2. Let the internet tell you how to start. tl;dr: check out your favorite websites and other media sources to see if they have podcasts, ask your friends (see above), Google a topic plus the word “podcast,” use in-app lists of top or new or trending podcasts, find podcast directories. Or, what I’ve really enjoyed, check out this handy list of podcast newsletters from Bello Collective (more on that later, too). I used the in-app lists to find my current favorite podcast, The Hilarious World of Depression, as well as the super fun bomBARDed.

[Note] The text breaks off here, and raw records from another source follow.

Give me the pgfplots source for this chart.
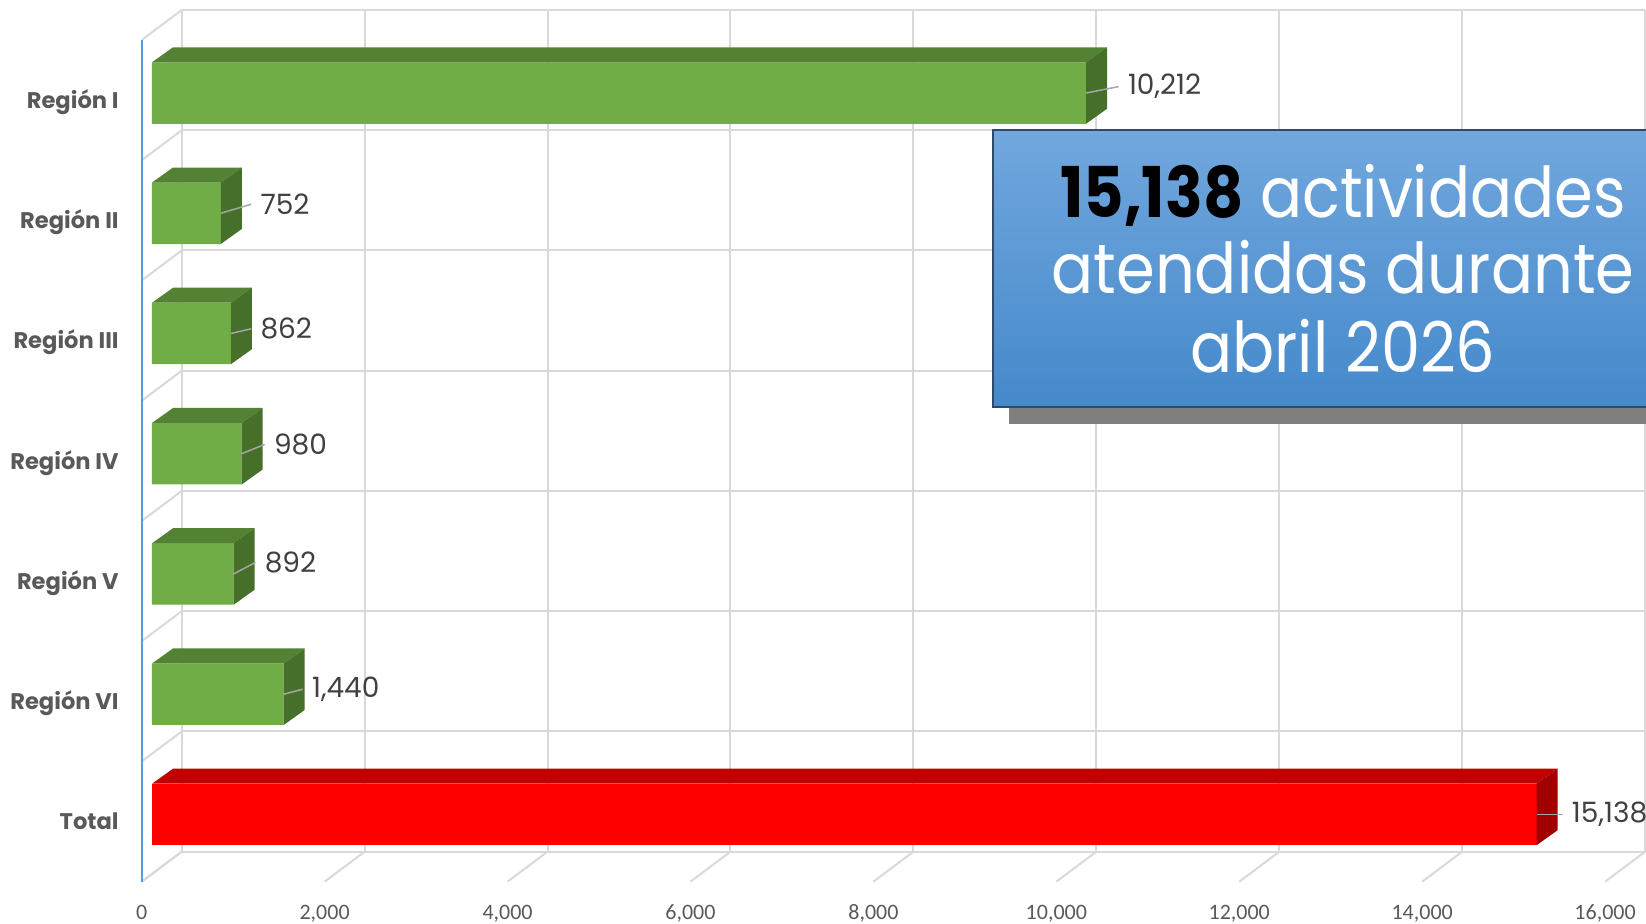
\documentclass[border=0pt]{standalone}
\usepackage{fontspec}
\setmainfont{Poppins}
\newfontfamily\tickfont{Carlito}
\newfontfamily\boxfont[FakeStretch=0.89]{Poppins}
\newfontfamily\labfont{Poppins}
\usepackage{pgfplots}
\pgfplotsset{compat=1.18}
\usepackage{pgfplotstable}

\definecolor{gfront}{HTML}{70AD47}
\definecolor{gtop}{HTML}{548235}
\definecolor{gside}{HTML}{466F2A}
\definecolor{rfront}{HTML}{FF0000}
\definecolor{rtop}{HTML}{C00000}
\definecolor{rside}{HTML}{A00000}
\definecolor{gridc}{HTML}{D9D9D9}
\definecolor{axblue}{HTML}{5B9BD5}
\definecolor{leadc}{HTML}{A6A6A6}
\definecolor{labc}{HTML}{404040}
\definecolor{catc}{HTML}{595959}
\definecolor{boxtop}{HTML}{71A7DD}
\definecolor{boxbot}{HTML}{4589CB}
\definecolor{boxedge}{HTML}{2F4B6B}
\definecolor{shadowc}{HTML}{7F7F7F}

% 3D faces (top and side) and leader line, drawn at each data point
\newcommand\declbox[3]{%
\pgfdeclareplotmark{#1}{%
  \pgfmathsetmacro\Lb{\val/16000*731.7}%
  \pgfpathmoveto{\pgfpoint{-\Lb pt}{15.375pt}}%
  \pgfpathlineto{\pgfpoint{0pt}{15.375pt}}%
  \pgfpathlineto{\pgfpoint{10.5pt}{22.875pt}}%
  \pgfpathlineto{\pgfpoint{-\Lb pt+10.5pt}{22.875pt}}%
  \pgfpathclose
  \pgfsetfillcolor{#2}\pgfusepath{fill}%
  \pgfpathmoveto{\pgfpoint{0pt}{-15.375pt}}%
  \pgfpathlineto{\pgfpoint{0pt}{15.375pt}}%
  \pgfpathlineto{\pgfpoint{10.5pt}{22.875pt}}%
  \pgfpathlineto{\pgfpoint{10.5pt}{-7.875pt}}%
  \pgfpathclose
  \pgfsetfillcolor{#3}\pgfusepath{fill}%
  \pgfsetstrokecolor{leadc}\pgfsetlinewidth{0.75pt}%
  \pgfpathmoveto{\pgfpoint{0pt}{0pt}}%
  \pgfpathlineto{\pgfpoint{\lx*0.5pt-4.5pt}{\ly*0.5pt}}%
  \pgfusepath{stroke}%
}}
\declbox{gbox}{gtop}{gside}
\declbox{rbox}{rtop}{rside}

\pgfplotstableread{
v y lx ly
10212 6 41.6 6.4
752 5 39.4 9
862 4 29.3 4.7
980 3 32 9.3
892 2 30.8 11.5
1440 1 28 5
}\regions
\pgfplotstableread{
v y lx ly
15138 0 35 0
}\total

\begin{document}
\begin{tikzpicture}
\begin{axis}[
  at={(0pt,0pt)}, anchor=south west, scale only axis,
  width=731.7pt, height=420.85pt,
  xmin=0, xmax=16000, ymin=-0.5, ymax=6.5,
  clip=false, axis line style={draw=none}, major tick length=0pt, tick style={draw=none},
  xtick={0,2000,4000,6000,8000,10000,12000,14000,16000},
  ytick={0,1,2,3,4,5,6},
  yticklabels={Total,Región VI,Región V,Región IV,Región III,Región II,Región I},
  scaled x ticks=false,
  /pgf/number format/1000 sep={,},
  /pgf/number format/assume math mode=true,
  xticklabel style={font=\tickfont\fontsize{11}{11}\selectfont, text=catc, anchor=base, inner sep=0pt, xshift=-5.15pt, yshift=-22.4pt},
  yticklabel style={font=\bfseries\fontsize{11.3}{11.3}\selectfont, text=catc, anchor=base east, inner sep=0pt, xshift=-16.5pt, yshift=-7.65pt},
]
\pgfplotsinvokeforeach{0,2000,4000,6000,8000,10000,12000,14000,16000}{%
  \draw[gridc, line width=1pt] ([shift={(14.85pt,11.45pt)}]axis cs:#1,-0.5) -- ([shift={(14.85pt,11.45pt)}]axis cs:#1,6.5);
  \draw[gridc, line width=1pt] ([shift={(14.85pt,11.45pt)}]axis cs:#1,-0.5) -- ([shift={(-5.15pt,-3.55pt)}]axis cs:#1,-0.5);
}
\pgfplotsinvokeforeach{-0.5,0.5,1.5,2.5,3.5,4.5,5.5,6.5}{%
  \draw[gridc, line width=1pt] ([shift={(14.85pt,11.45pt)}]axis cs:0,#1) -- ([shift={(14.85pt,11.45pt)}]axis cs:16000,#1);
  \draw[gridc, line width=1pt] ([shift={(14.85pt,11.45pt)}]axis cs:0,#1) -- ([shift={(-5.15pt,-3.55pt)}]axis cs:0,#1);
}
\draw[axblue, line width=1.1pt] ([shift={(-5.15pt,-3.55pt)}]axis cs:0,-0.5) -- ([shift={(-5.15pt,-3.55pt)}]axis cs:0,6.5);

\addplot[only marks, mark=gbox,
  visualization depends on={\thisrow{v} \as \val},
  visualization depends on={\thisrow{lx} \as \lx},
  visualization depends on={\thisrow{ly} \as \ly},
] table[x=v, y=y] {\regions};
\addplot[only marks, mark=rbox,
  visualization depends on={\thisrow{v} \as \val},
  visualization depends on={\thisrow{lx} \as \lx},
  visualization depends on={\thisrow{ly} \as \ly},
] table[x=v, y=y] {\total};

\addplot[xbar, bar width=30.75pt, fill=gfront, draw=none, point meta=x,
  visualization depends on={\thisrow{lx} \as \lx},
  visualization depends on={\thisrow{ly} \as \ly},
  nodes near coords={\pgfmathprintnumber{\pgfplotspointmeta}},
  nodes near coords style={anchor=west, inner sep=0pt, xshift={\lx*0.5pt}, yshift={\ly*0.5pt}, font=\labfont\fontsize{14}{14}\selectfont, text=labc},
] table[x=v, y=y] {\regions};
\addplot[xbar, bar width=30.75pt, fill=rfront, draw=none, point meta=x,
  visualization depends on={\thisrow{lx} \as \lx},
  visualization depends on={\thisrow{ly} \as \ly},
  nodes near coords={\pgfmathprintnumber{\pgfplotspointmeta}},
  nodes near coords style={anchor=west, inner sep=0pt, xshift={\lx*0.5pt}, yshift={\ly*0.5pt}, font=\labfont\fontsize{14}{14}\selectfont, text=labc},
] table[x=v, y=y] {\total};
\end{axis}

\fill[shadowc] (428.5pt,225.3pt) rectangle (760pt,300pt);
\shadedraw[top color=boxtop, bottom color=boxbot, draw=boxedge, line width=0.6pt] (420.5pt,233.8pt) rectangle (760pt,372.3pt);
\node[anchor=base, font=\boxfont\fontsize{35}{35}\selectfont, text=white, inner sep=0pt] at (595.5pt,328.65pt) {{\bfseries\color{black}15,138} actividades};
\node[anchor=base, font=\boxfont\fontsize{35}{35}\selectfont, text=white, inner sep=0pt] at (595.5pt,290.3pt) {atendidas durante};
\node[anchor=base, font=\boxfont\fontsize{35}{35}\selectfont, text=white, inner sep=0pt] at (595.5pt,250.95pt) {abril 2026};

\pgfresetboundingbox
\useasboundingbox (-76pt,-24.7pt) rectangle (747pt,437.3pt);
\end{tikzpicture}
\end{document}
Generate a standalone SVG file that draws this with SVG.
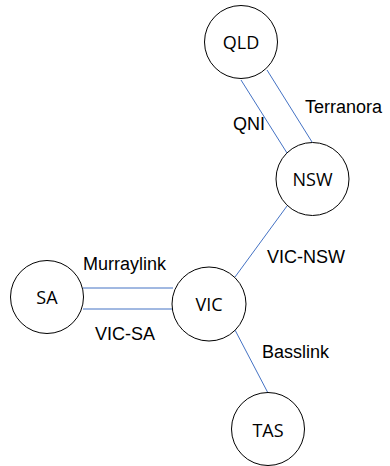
<svg xmlns="http://www.w3.org/2000/svg" width="390" height="466" viewBox="0 0 390 466">
<style>
.node circle{fill:#fff;stroke:#000;stroke-width:1}
.node text{font-family:"Open Sans","Noto Sans",sans-serif;font-size:18px;text-anchor:middle;fill:#000}
.edge line{stroke:#4472C4;stroke-width:1}
.lbl{font-family:"Liberation Sans",Arial,sans-serif;font-size:18px;fill:#000}
</style>
<rect width="390" height="466" fill="#fff"/>
<g id="connectors" class="edge">
<line x1="241" y1="80" x2="287" y2="153"/>
<line x1="267" y1="70" x2="312" y2="142"/>
<line x1="287" y1="206" x2="235" y2="277"/>
<line x1="83" y1="288" x2="173" y2="288"/>
<line x1="83" y1="309" x2="173" y2="309"/>
<line x1="235" y1="330" x2="268" y2="393"/>
</g>
<g id="edge-labels">
<text class="lbl" x="305" y="113">Terranora</text>
<text class="lbl" x="233" y="130">QNI</text>
<text class="lbl" x="267" y="263">VIC-NSW</text>
<text class="lbl" x="83" y="270">Murraylink</text>
<text class="lbl" x="95" y="340">VIC-SA</text>
<text class="lbl" x="262" y="358">Basslink</text>
</g>
<g id="QLD" class="node"><circle cx="241" cy="42" r="36.5"/><text x="241" y="49">QLD</text></g>
<g id="NSW" class="node"><circle cx="312.5" cy="179" r="36.5"/><text x="312.5" y="186">NSW</text></g>
<g id="SA" class="node"><circle cx="47" cy="297" r="36.5"/><text x="47" y="304">SA</text></g>
<g id="VIC" class="node"><circle cx="209" cy="304" r="37"/><text x="209" y="311">VIC</text></g>
<g id="TAS" class="node"><circle cx="268" cy="429" r="36.5"/><text x="268" y="437">TAS</text></g>
</svg>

3. Pay attention to people you like - authors, comedians, actors, whomever - and check out podcasts that feature them as guests and podcasts they recommend. I’ve been dabbling in woo-woo as sort of an emotional antidote to the rigorous intellectual standards of empirical research, spending time especially in the Tarot end of the pool, and through following Bakara Wintner I found her guest appearance on Tarot for the Wild Soul, and via the website The Numinous I learned about Self-Service.

Keeping up with podcasting news and trends

Again, that Bello Collective piece is really handy. The top resources I’ve enjoyed for news are Hot Pod and podnews. They’ve kept me up to date on valuable projects like Preserve This Podcast and debates about recording loudness standards.

Advice on doing a good job

This piece from my podcast boyfriend Glen Weldon (look, the fact that he will never reciprocate my love is irrelevant as we’re both married and unlikely to ever spend much time together) is my favorite.

Developing, recording, editing, mixing, and mastering your podcast

This book, in spite of being ten years old, walked me through this every step of the way. I used Audacity for recording, editing, mixing, and mastering. I didn’t have a lot of money to spend on equipment, so I just used the same laptop I use for everything else and this cheapie mic - perfect because I wanted to be able to travel with it and record both solo stuff and group stuff.

In the future: hosting and marketing! Since I’m not ready to do those things, I don’t have a lot of advice on them, but I’ll be back when I do.